>> BEGIN

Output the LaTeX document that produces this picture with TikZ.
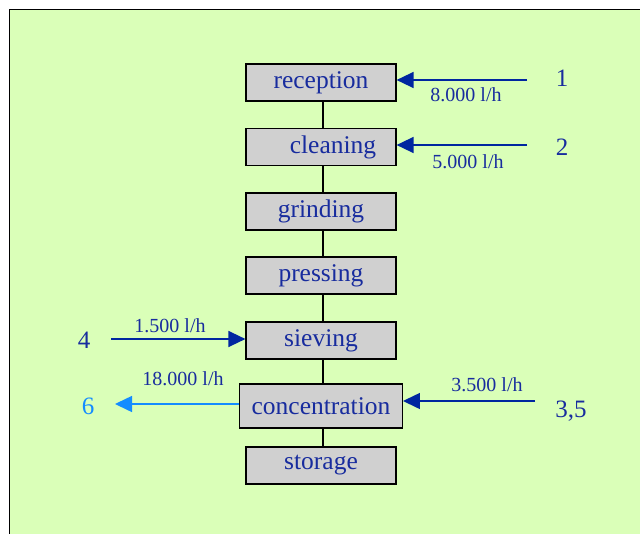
\documentclass[tikz,border=0pt]{standalone}
\usepackage{fontspec}
\setmainfont{Liberation Serif}
\usetikzlibrary{positioning,arrows.meta}
\definecolor{panelgreen}{RGB}{218,255,184}
\definecolor{boxgrey}{RGB}{208,208,208}
\definecolor{flowblue}{RGB}{0,38,160}
\definecolor{textblue}{RGB}{24,44,158}
\definecolor{outblue}{RGB}{20,140,255}

\begin{document}
\begin{tikzpicture}[x=1pt,y=-1pt,>={Triangle[length=17pt,width=16pt]},
	stepbox/.style={draw=black,line width=1.2pt,fill=boxgrey,minimum width=150pt,
		minimum height=37pt,inner xsep=12pt,inner ysep=0pt,text=textblue,
		font=\fontsize{25.5}{30}\selectfont},
	flow/.style={->,draw=flowblue,line width=1.5pt},
	rate/.style={text=textblue,font=\fontsize{20}{24}\selectfont},
	source/.style={text=textblue,font=\fontsize{25}{30}\selectfont}]

		\useasboundingbox (0,0) rectangle (640,533);
		% the panel
		\draw[fill=panelgreen,line width=1.2pt] (9.5,700) -- (9.5,9.5) -- (700,9.5) -- (700,700);

		% the process chain
		\node[stepbox] (reception) at (321,82.5) {reception};
		\node[stepbox,below=26.3pt of reception] (cleaning) {\hspace*{24pt}cleaning};
		\node[stepbox,below=26.3pt of cleaning] (grinding) {grinding};
		\node[stepbox,below=25.8pt of grinding] (pressing) {pressing};
		\node[stepbox,below=26.8pt of pressing] (sieving) {sieving};
		\node[stepbox,minimum height=44pt,below=23.8pt of sieving] (concentration) {concentration};
		\node[stepbox,below=17.8pt of concentration] (storage) {storage};
		\foreach \a/\b in {reception/cleaning,cleaning/grinding,grinding/pressing,
			pressing/sieving,sieving/concentration,concentration/storage}
			\draw[line width=1.2pt] ([xshift=2pt]\a.south) -- ([xshift=2pt]\b.north);

		% the feeds on the right
		\node[source] (src1) at (562,78) {1};
		\coordinate (feed1) at (527,80);
		\draw[flow] (feed1) -- (feed1 -| reception.east);
		\node[rate] (rate1) at (466,95) {8.000 l/h};

		\node[source] (src2) at (562,147) {2};
		\coordinate (feed2) at (527,145);
		\draw[flow] (feed2) -- (feed2 -| cleaning.east);
		\node[rate] (rate2) at (468,162) {5.000 l/h};

		\node[source] (src35) at (571,411) {3,5};
		\coordinate (feed35) at (535,401);
		\draw[flow] (feed35) -- (feed35 -| concentration.east);
		\node[rate] (rate35) at (487,385) {3.500 l/h};

		% the feed and the product on the left
		\node[source] (src4) at (84,340) {4};
		\coordinate (feed4) at (111,339);
		\draw[flow] (feed4) -- (feed4 -| sieving.west);
		\node[rate] (rate4) at (170,326) {1.500 l/h};

		\node[source,text=outblue] (out6) at (88,406) {6};
		\coordinate (prod6) at (115,404);
		\draw[flow,draw=outblue] (prod6 -| concentration.west) -- (prod6);
		\node[rate] (rate6) at (183,379) {18.000 l/h};

\end{tikzpicture}
\end{document}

>> END

**What is expected:**
Return each line of the data, keeping its wording exact and omitting pictures.

**Correct output:**
Output the LaTeX document that produces this picture with TikZ.
\documentclass[tikz,border=0pt]{standalone}
\usepackage{fontspec}
\setmainfont{Liberation Serif}
\usetikzlibrary{positioning,arrows.meta}
\definecolor{panelgreen}{RGB}{218,255,184}
\definecolor{boxgrey}{RGB}{208,208,208}
\definecolor{flowblue}{RGB}{0,38,160}
\definecolor{textblue}{RGB}{24,44,158}
\definecolor{outblue}{RGB}{20,140,255}

\begin{document}
\begin{tikzpicture}[x=1pt,y=-1pt,>={Triangle[length=17pt,width=16pt]},
	stepbox/.style={draw=black,line width=1.2pt,fill=boxgrey,minimum width=150pt,
		minimum height=37pt,inner xsep=12pt,inner ysep=0pt,text=textblue,
		font=\fontsize{25.5}{30}\selectfont},
	flow/.style={->,draw=flowblue,line width=1.5pt},
	rate/.style={text=textblue,font=\fontsize{20}{24}\selectfont},
	source/.style={text=textblue,font=\fontsize{25}{30}\selectfont}]

		\useasboundingbox (0,0) rectangle (640,533);
		% the panel
		\draw[fill=panelgreen,line width=1.2pt] (9.5,700) -- (9.5,9.5) -- (700,9.5) -- (700,700);

		% the process chain
		\node[stepbox] (reception) at (321,82.5) {reception};
		\node[stepbox,below=26.3pt of reception] (cleaning) {\hspace*{24pt}cleaning};
		\node[stepbox,below=26.3pt of cleaning] (grinding) {grinding};
		\node[stepbox,below=25.8pt of grinding] (pressing) {pressing};
		\node[stepbox,below=26.8pt of pressing] (sieving) {sieving};
		\node[stepbox,minimum height=44pt,below=23.8pt of sieving] (concentration) {concentration};
		\node[stepbox,below=17.8pt of concentration] (storage) {storage};
		\foreach \a/\b in {reception/cleaning,cleaning/grinding,grinding/pressing,
			pressing/sieving,sieving/concentration,concentration/storage}
			\draw[line width=1.2pt] ([xshift=2pt]\a.south) -- ([xshift=2pt]\b.north);

		% the feeds on the right
		\node[source] (src1) at (562,78) {1};
		\coordinate (feed1) at (527,80);
		\draw[flow] (feed1) -- (feed1 -| reception.east);
		\node[rate] (rate1) at (466,95) {8.000 l/h};

		\node[source] (src2) at (562,147) {2};
		\coordinate (feed2) at (527,145);
		\draw[flow] (feed2) -- (feed2 -| cleaning.east);
		\node[rate] (rate2) at (468,162) {5.000 l/h};

		\node[source] (src35) at (571,411) {3,5};
		\coordinate (feed35) at (535,401);
		\draw[flow] (feed35) -- (feed35 -| concentration.east);
		\node[rate] (rate35) at (487,385) {3.500 l/h};

		% the feed and the product on the left
		\node[source] (src4) at (84,340) {4};
		\coordinate (feed4) at (111,339);
		\draw[flow] (feed4) -- (feed4 -| sieving.west);
		\node[rate] (rate4) at (170,326) {1.500 l/h};

		\node[source,text=outblue] (out6) at (88,406) {6};
		\coordinate (prod6) at (115,404);
		\draw[flow,draw=outblue] (prod6 -| concentration.west) -- (prod6);
		\node[rate] (rate6) at (183,379) {18.000 l/h};

\end{tikzpicture}
\end{document}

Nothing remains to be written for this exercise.